In 2010, Dreamworks released How to Train Your Dragon, an animated film that became an instant success thanks to its loving blend of beautiful art, charming characters and innovative storytelling. It’s no secret that HTTYD is a labor of love, with spin-off television shows, extra shorts, and even musical productions that have won the franchise a loyal following and critical acclaim, even years after its smash release.
But can a sequel match up to the hype of a classic? That’s a question that I will try to answer with today’s review of this summer’s much anticipated animated film: How to Train Your Dragon 2.
And if you want my honest opinion, then I think that yes, HTTYD 2 sufficiently escaped the clutches of “sequel-itis”, and is not a hackneyed bit of fan service or some scrambling to try and grab box office sales. Rather, HTTYD 2 stands on its own, with a distinct tone and edge that satisfyingly sets it apart from its predecessor.

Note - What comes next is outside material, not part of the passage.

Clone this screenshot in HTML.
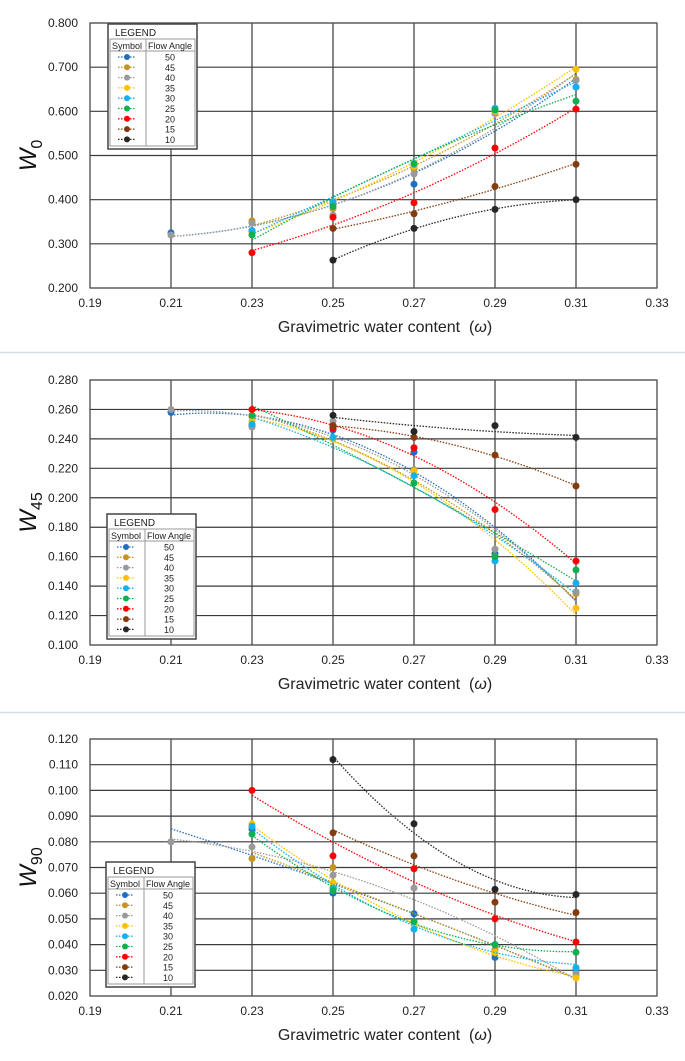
<!DOCTYPE html>
<html><head><meta charset="utf-8">
<style>
html,body{margin:0;padding:0;background:#fff;}
svg{display:block;font-family:"Liberation Sans",sans-serif;}
</style></head>
<body>
<svg id="root" width="685" height="1061" viewBox="0 0 685 1061" xmlns="http://www.w3.org/2000/svg">
<line x1="0" y1="352.5" x2="685" y2="352.5" stroke="#d6dbe8" stroke-width="1.5"/>
<line x1="0" y1="712.5" x2="685" y2="712.5" stroke="#d6dbe8" stroke-width="1.5"/>
</svg>
<script>
const xCategories = [0.21, 0.23, 0.25, 0.27, 0.29, 0.31];
const xTicks = [0.19, 0.21, 0.23, 0.25, 0.27, 0.29, 0.31, 0.33];
const angles = [50, 45, 40, 35, 30, 25, 20, 15, 10];
const colors = ["#1f6fc0","#c59420","#9a9a9a","#ffc000","#14b0ee","#10b050","#ff0000","#843c0c","#262626"];

const w0Ticks = [0.2,0.3,0.4,0.5,0.6,0.7,0.8];
const w0_50 = [0.325,0.330,0.390,0.435,0.600,0.655];
const w0_45 = [null,0.352,0.380,0.470,0.600,0.672];
const w0_40 = [0.320,0.347,0.365,0.458,0.595,0.670];
const w0_35 = [null,0.325,0.395,0.475,0.600,0.695];
const w0_30 = [null,0.330,0.395,0.480,0.607,0.655];
const w0_25 = [null,0.320,0.385,0.482,0.603,0.623];
const w0_20 = [null,0.280,0.360,0.393,0.517,0.605];
const w0_15 = [null,null,0.335,0.368,0.430,0.480];
const w0_10 = [null,null,0.263,0.335,0.378,0.400];

const w45Ticks = [0.10,0.12,0.14,0.16,0.18,0.20,0.22,0.24,0.26,0.28];
const w45_50 = [0.258,0.249,0.246,0.231,0.162,0.136];
const w45_45 = [null,0.255,0.240,0.219,0.165,0.135];
const w45_40 = [0.260,0.248,0.252,0.219,0.165,0.136];
const w45_35 = [null,0.252,0.240,0.218,0.160,0.125];
const w45_30 = [null,0.250,0.241,0.215,0.157,0.142];
const w45_25 = [null,0.256,0.248,0.210,0.160,0.151];
const w45_20 = [null,0.260,0.247,0.234,0.192,0.157];
const w45_15 = [null,null,0.249,0.241,0.229,0.208];
const w45_10 = [null,null,0.256,0.245,0.249,0.241];

const w90Ticks = [0.02,0.03,0.04,0.05,0.06,0.07,0.08,0.09,0.10,0.11,0.12];
const w90_50 = [0.080,0.085,0.060,0.052,0.035,0.030];
const w90_45 = [null,0.0735,0.070,0.049,0.038,0.028];
const w90_40 = [0.080,0.078,0.067,0.062,0.037,0.029];
const w90_35 = [null,0.087,0.064,0.048,0.037,0.027];
const w90_30 = [null,0.086,0.062,0.046,0.040,0.031];
const w90_25 = [null,0.083,0.061,0.049,0.040,0.037];
const w90_20 = [null,0.100,0.0745,0.0695,0.050,0.041];
const w90_15 = [null,null,0.0835,0.0745,0.0565,0.0525];
const w90_10 = [null,null,0.112,0.087,0.0615,0.0595];

const NS="http://www.w3.org/2000/svg";
const root=document.getElementById('root');
function mk(tag,attrs,parent){const e=document.createElementNS(NS,tag);for(const k in attrs)e.setAttribute(k,attrs[k]);(parent||root).appendChild(e);return e;}

function quadFit(xs,ys){
  let S=[0,0,0,0,0],T=[0,0,0];
  for(let i=0;i<xs.length;i++){const x=xs[i]-0.26,y=ys[i];let p=1;for(let k=0;k<5;k++){S[k]+=p;if(k<3)T[k]+=p*y;p*=x;}}
  const A=[[S[0],S[1],S[2],T[0]],[S[1],S[2],S[3],T[1]],[S[2],S[3],S[4],T[2]]];
  for(let i=0;i<3;i++){let m=i;for(let r=i+1;r<3;r++)if(Math.abs(A[r][i])>Math.abs(A[m][i]))m=r;[A[i],A[m]]=[A[m],A[i]];
    for(let r=0;r<3;r++){if(r===i)continue;const f=A[r][i]/A[i][i];for(let c=i;c<4;c++)A[r][c]-=f*A[i][c];}}
  const c=[A[0][3]/A[0][0],A[1][3]/A[1][1],A[2][3]/A[2][2]];
  return x=>{const d=x-0.26;return c[0]+c[1]*d+c[2]*d*d;};
}

function drawChart(cfg){
  const g=mk('g',{});
  
  
  const L=90,R=657,T=cfg.top,B=cfg.bottom;
  const ymin=cfg.yTicks[0],ymax=cfg.yTicks[cfg.yTicks.length-1];
  const sx=v=>L+(v-0.19)/(0.33-0.19)*(R-L);
  const sy=v=>B-(v-ymin)/(ymax-ymin)*(B-T);
  cfg.yTicks.forEach(t=>{
    const ln=mk('line',{x1:L,x2:R,y1:sy(t),y2:sy(t),stroke:'#3a3a3a','stroke-width':1.2},g);
    
    
    const tx=mk('text',{x:L-12,y:sy(t)+4,'text-anchor':'end','font-size':12,fill:'#222'},g);
    
    
    tx.textContent=t.toFixed(3);
  });
  xTicks.forEach(t=>{
    const ln=mk('line',{x1:sx(t),x2:sx(t),y1:T,y2:B,stroke:'#3a3a3a','stroke-width':1.2},g);
    
    
    const tx=mk('text',{x:sx(t),y:B+19,'text-anchor':'middle','font-size':12,fill:'#222'},g);
    
    
    tx.textContent=t.toFixed(2);
  });
  const fr=mk('rect',{x:L,y:T,width:R-L,height:B-T,fill:'none',stroke:'#555','stroke-width':1.2},g);
  
  
  const xt=mk('text',{x:385,y:B+44,'text-anchor':'middle','font-size':16,fill:'#222'},g);
  
  
  xt.innerHTML='Gravimetric water content&#160;&#160;(<tspan font-style="italic">ω</tspan>)';
  const yt=mk('text',{x:0,y:0,'text-anchor':'middle','font-size':24,fill:'#111',transform:`translate(36,${(T+B)/2}) rotate(-90)`},g);
  
  
  yt.innerHTML=`<tspan font-style="italic">W</tspan><tspan font-size="16" dy="6">${cfg.sub}</tspan>`;
  cfg.series.forEach((vals,si)=>{
    const sg=mk('g',{},g);
    
    
    const xs=[],ys=[];
    vals.forEach((v,i)=>{if(v!==null){xs.push(xCategories[i]);ys.push(v);}});
    const f=quadFit(xs,ys);
    const x0=Math.min(...xs),x1=Math.max(...xs);
    let d='';
    for(let k=0;k<=40;k++){const x=x0+(x1-x0)*k/40;d+=(k?'L':'M')+sx(x).toFixed(1)+','+sy(f(x)).toFixed(1);}
    const tl=mk('path',{d:d,fill:'none',stroke:colors[si],'stroke-width':1.3,'stroke-dasharray':'1.5,1.5'},sg);
    
    
    vals.forEach((v,i)=>{if(v===null)return;
      const c=mk('circle',{cx:sx(xCategories[i]),cy:sy(v),r:3.5,fill:colors[si]},sg);
      
      
    });
  });
  const lx=cfg.leg[0],ly=cfg.leg[1],lw=89,lh=125;
  const lg=mk('g',{},g);
  
  
  mk('rect',{x:lx,y:ly,width:lw,height:lh,fill:'#fff',stroke:'#444','stroke-width':1.5},lg);
  const t1=mk('text',{x:lx+7,y:ly+12,'font-size':10,fill:'#222'},lg);t1.textContent='LEGEND';
  const hy=ly+15;
  mk('line',{x1:lx+2,x2:lx+lw-2,y1:hy,y2:hy,stroke:'#999'},lg);
  mk('line',{x1:lx+2,x2:lx+lw-2,y1:hy+12,y2:hy+12,stroke:'#999'},lg);
  mk('line',{x1:lx+38,x2:lx+38,y1:hy,y2:ly+lh-3,stroke:'#999'},lg);
  mk('rect',{x:lx+2,y:hy,width:lw-4,height:lh-18,fill:'none',stroke:'#999'},lg);
  const h1=mk('text',{x:lx+4,y:hy+10,'font-size':9,fill:'#222'},lg);h1.textContent='Symbol';
  const h2=mk('text',{x:lx+40,y:hy+10,'font-size':9,fill:'#222'},lg);h2.textContent='Flow Angle';
  angles.forEach((a,i)=>{
    const ry=hy+18+i*10.3;
    const le=mk('g',{},lg);
    
    
    mk('line',{x1:lx+10,x2:lx+28,y1:ry,y2:ry,stroke:colors[i],'stroke-width':1.3,'stroke-dasharray':'1.5,1.5'},le);
    mk('circle',{cx:lx+19,cy:ry,r:3,fill:colors[i]},le);
    const tx=mk('text',{x:lx+62,y:ry+3.5,'text-anchor':'middle','font-size':9,fill:'#222'},le);tx.textContent=a;
  });
}

drawChart({name:'chart-w0',top:23,bottom:288,sub:'0',yTicks:w0Ticks,leg:[108,24],
  series:[w0_50,w0_45,w0_40,w0_35,w0_30,w0_25,w0_20,w0_15,w0_10]});
drawChart({name:'chart-w45',top:380,bottom:645,sub:'45',yTicks:w45Ticks,leg:[107,514],
  series:[w45_50,w45_45,w45_40,w45_35,w45_30,w45_25,w45_20,w45_15,w45_10]});
drawChart({name:'chart-w90',top:739,bottom:996,sub:'90',yTicks:w90Ticks,leg:[106,862],
  series:[w90_50,w90_45,w90_40,w90_35,w90_30,w90_25,w90_20,w90_15,w90_10]});
</script>
</body></html>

HTTYD 2 is set five years after Berk has adopted dragons into their midst, putting aside their swords for saddles and turning their bitter feud with the scaly beasts into a friendship that has benefited Vikings and dragons alike. Leading the charge for change are our heroes, Hiccup and his trusted companion, Toothless–though the responsibility of leading is not something that Hiccup particularly wants. His father, Stoick the Vast, chieftain of their Viking clan, insists that Hiccup is now ready to take on his duty as his heir–citing his many exploits to bring peace as positive proof that Hiccup can be a leader.
Though reluctant in his responsibility to Berk, Hiccup and Toothless must team up with their friends and family when new threats are found over the horizon. From swashbuckling dragon wranglers, to mysterious dragon riders, and even an entire dragon army–the dynamic duo and the dragon riders of Berk face their greatest challenge yet to try and keep the peace when danger looms ever closer.
Already, this film sets itself apart from its predecessor–turning away from the wonder and pure joy found in Hiccup and Toothless’s unlikely friendship, and instead seeking to make an epic. The scale is grander and the stakes are higher–this is no feud between Vikings and dragons who do not understand each other, this time around we have a villain, with a calculated agenda that basically spells doom and gloom for all involved.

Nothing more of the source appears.